To do
Return each line of the data below verbatim; pictures are to be left out.

Given information
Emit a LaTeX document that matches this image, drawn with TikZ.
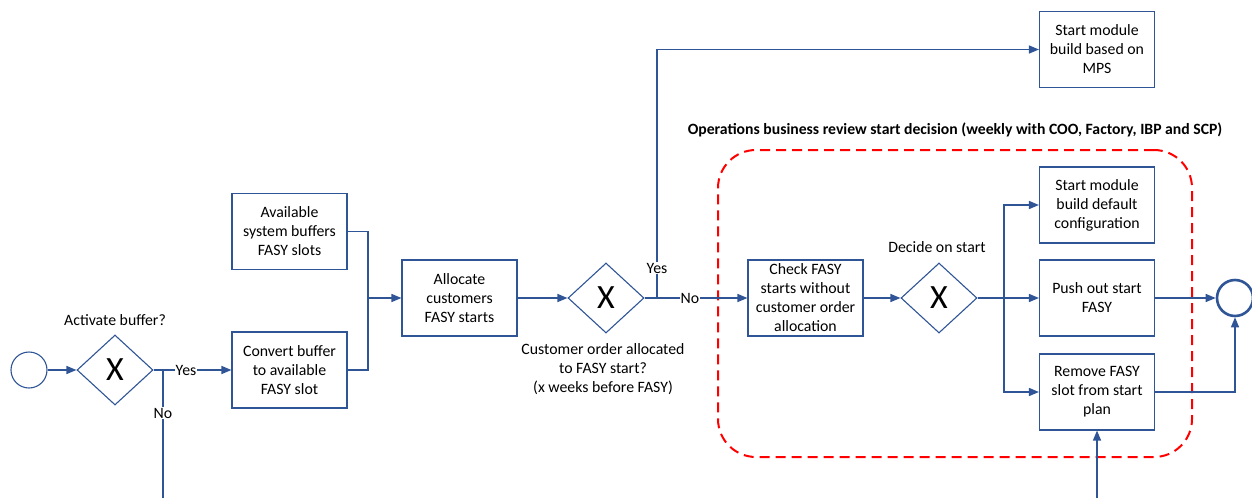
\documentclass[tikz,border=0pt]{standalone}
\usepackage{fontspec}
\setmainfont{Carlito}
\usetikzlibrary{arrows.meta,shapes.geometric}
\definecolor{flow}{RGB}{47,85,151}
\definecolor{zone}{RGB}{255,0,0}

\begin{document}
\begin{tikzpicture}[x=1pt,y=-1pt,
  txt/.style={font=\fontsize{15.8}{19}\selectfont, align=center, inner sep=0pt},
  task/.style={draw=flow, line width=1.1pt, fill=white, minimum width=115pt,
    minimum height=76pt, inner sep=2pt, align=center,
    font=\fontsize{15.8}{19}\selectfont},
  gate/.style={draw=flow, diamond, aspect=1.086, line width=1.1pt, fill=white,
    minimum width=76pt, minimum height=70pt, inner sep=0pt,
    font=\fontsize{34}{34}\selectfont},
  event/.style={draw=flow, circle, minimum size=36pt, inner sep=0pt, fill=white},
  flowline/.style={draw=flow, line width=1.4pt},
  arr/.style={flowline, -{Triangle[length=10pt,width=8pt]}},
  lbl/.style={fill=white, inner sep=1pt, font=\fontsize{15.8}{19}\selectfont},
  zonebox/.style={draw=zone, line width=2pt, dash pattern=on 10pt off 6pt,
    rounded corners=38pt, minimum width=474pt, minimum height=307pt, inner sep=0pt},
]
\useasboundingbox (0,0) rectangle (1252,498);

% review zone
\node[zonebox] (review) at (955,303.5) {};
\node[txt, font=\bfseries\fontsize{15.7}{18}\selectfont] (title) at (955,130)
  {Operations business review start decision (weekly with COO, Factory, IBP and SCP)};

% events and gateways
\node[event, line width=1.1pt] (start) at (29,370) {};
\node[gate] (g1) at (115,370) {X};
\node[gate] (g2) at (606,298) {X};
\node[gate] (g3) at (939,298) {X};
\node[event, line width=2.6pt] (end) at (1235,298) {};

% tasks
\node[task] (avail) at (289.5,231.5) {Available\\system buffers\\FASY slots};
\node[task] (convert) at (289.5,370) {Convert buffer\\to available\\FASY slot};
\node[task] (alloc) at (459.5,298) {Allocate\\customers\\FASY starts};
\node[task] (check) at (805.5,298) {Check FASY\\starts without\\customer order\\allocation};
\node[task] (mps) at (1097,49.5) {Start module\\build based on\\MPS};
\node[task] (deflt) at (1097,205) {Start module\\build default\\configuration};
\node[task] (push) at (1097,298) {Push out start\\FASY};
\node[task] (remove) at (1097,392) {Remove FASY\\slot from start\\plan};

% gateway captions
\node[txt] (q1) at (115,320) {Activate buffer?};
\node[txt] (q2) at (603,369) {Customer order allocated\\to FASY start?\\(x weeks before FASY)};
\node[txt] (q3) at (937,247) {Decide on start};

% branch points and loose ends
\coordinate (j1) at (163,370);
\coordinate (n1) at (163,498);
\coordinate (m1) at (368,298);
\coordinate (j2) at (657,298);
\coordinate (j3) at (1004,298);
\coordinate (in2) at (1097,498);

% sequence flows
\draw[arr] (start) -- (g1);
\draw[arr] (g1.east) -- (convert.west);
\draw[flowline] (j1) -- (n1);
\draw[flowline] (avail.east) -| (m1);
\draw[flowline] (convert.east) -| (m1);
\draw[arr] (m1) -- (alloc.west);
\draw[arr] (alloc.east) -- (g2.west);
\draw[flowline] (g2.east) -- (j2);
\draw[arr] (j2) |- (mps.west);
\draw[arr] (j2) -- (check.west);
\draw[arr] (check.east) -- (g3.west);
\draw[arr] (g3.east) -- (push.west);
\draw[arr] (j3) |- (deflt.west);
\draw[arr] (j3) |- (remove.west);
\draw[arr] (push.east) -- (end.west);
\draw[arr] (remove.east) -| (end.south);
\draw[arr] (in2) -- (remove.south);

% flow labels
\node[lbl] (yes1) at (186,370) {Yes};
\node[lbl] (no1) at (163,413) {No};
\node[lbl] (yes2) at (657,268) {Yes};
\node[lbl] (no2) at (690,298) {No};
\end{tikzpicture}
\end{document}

Exercise response
Emit a LaTeX document that matches this image, drawn with TikZ.
\documentclass[tikz,border=0pt]{standalone}
\usepackage{fontspec}
\setmainfont{Carlito}
\usetikzlibrary{arrows.meta,shapes.geometric}
\definecolor{flow}{RGB}{47,85,151}
\definecolor{zone}{RGB}{255,0,0}

\begin{document}
\begin{tikzpicture}[x=1pt,y=-1pt,
  txt/.style={font=\fontsize{15.8}{19}\selectfont, align=center, inner sep=0pt},
  task/.style={draw=flow, line width=1.1pt, fill=white, minimum width=115pt,
    minimum height=76pt, inner sep=2pt, align=center,
    font=\fontsize{15.8}{19}\selectfont},
  gate/.style={draw=flow, diamond, aspect=1.086, line width=1.1pt, fill=white,
    minimum width=76pt, minimum height=70pt, inner sep=0pt,
    font=\fontsize{34}{34}\selectfont},
  event/.style={draw=flow, circle, minimum size=36pt, inner sep=0pt, fill=white},
  flowline/.style={draw=flow, line width=1.4pt},
  arr/.style={flowline, -{Triangle[length=10pt,width=8pt]}},
  lbl/.style={fill=white, inner sep=1pt, font=\fontsize{15.8}{19}\selectfont},
  zonebox/.style={draw=zone, line width=2pt, dash pattern=on 10pt off 6pt,
    rounded corners=38pt, minimum width=474pt, minimum height=307pt, inner sep=0pt},
]
\useasboundingbox (0,0) rectangle (1252,498);

% review zone
\node[zonebox] (review) at (955,303.5) {};
\node[txt, font=\bfseries\fontsize{15.7}{18}\selectfont] (title) at (955,130)
  {Operations business review start decision (weekly with COO, Factory, IBP and SCP)};

% events and gateways
\node[event, line width=1.1pt] (start) at (29,370) {};
\node[gate] (g1) at (115,370) {X};
\node[gate] (g2) at (606,298) {X};
\node[gate] (g3) at (939,298) {X};
\node[event, line width=2.6pt] (end) at (1235,298) {};

% tasks
\node[task] (avail) at (289.5,231.5) {Available\\system buffers\\FASY slots};
\node[task] (convert) at (289.5,370) {Convert buffer\\to available\\FASY slot};
\node[task] (alloc) at (459.5,298) {Allocate\\customers\\FASY starts};
\node[task] (check) at (805.5,298) {Check FASY\\starts without\\customer order\\allocation};
\node[task] (mps) at (1097,49.5) {Start module\\build based on\\MPS};
\node[task] (deflt) at (1097,205) {Start module\\build default\\configuration};
\node[task] (push) at (1097,298) {Push out start\\FASY};
\node[task] (remove) at (1097,392) {Remove FASY\\slot from start\\plan};

% gateway captions
\node[txt] (q1) at (115,320) {Activate buffer?};
\node[txt] (q2) at (603,369) {Customer order allocated\\to FASY start?\\(x weeks before FASY)};
\node[txt] (q3) at (937,247) {Decide on start};

% branch points and loose ends
\coordinate (j1) at (163,370);
\coordinate (n1) at (163,498);
\coordinate (m1) at (368,298);
\coordinate (j2) at (657,298);
\coordinate (j3) at (1004,298);
\coordinate (in2) at (1097,498);

% sequence flows
\draw[arr] (start) -- (g1);
\draw[arr] (g1.east) -- (convert.west);
\draw[flowline] (j1) -- (n1);
\draw[flowline] (avail.east) -| (m1);
\draw[flowline] (convert.east) -| (m1);
\draw[arr] (m1) -- (alloc.west);
\draw[arr] (alloc.east) -- (g2.west);
\draw[flowline] (g2.east) -- (j2);
\draw[arr] (j2) |- (mps.west);
\draw[arr] (j2) -- (check.west);
\draw[arr] (check.east) -- (g3.west);
\draw[arr] (g3.east) -- (push.west);
\draw[arr] (j3) |- (deflt.west);
\draw[arr] (j3) |- (remove.west);
\draw[arr] (push.east) -- (end.west);
\draw[arr] (remove.east) -| (end.south);
\draw[arr] (in2) -- (remove.south);

% flow labels
\node[lbl] (yes1) at (186,370) {Yes};
\node[lbl] (no1) at (163,413) {No};
\node[lbl] (yes2) at (657,268) {Yes};
\node[lbl] (no2) at (690,298) {No};
\end{tikzpicture}
\end{document}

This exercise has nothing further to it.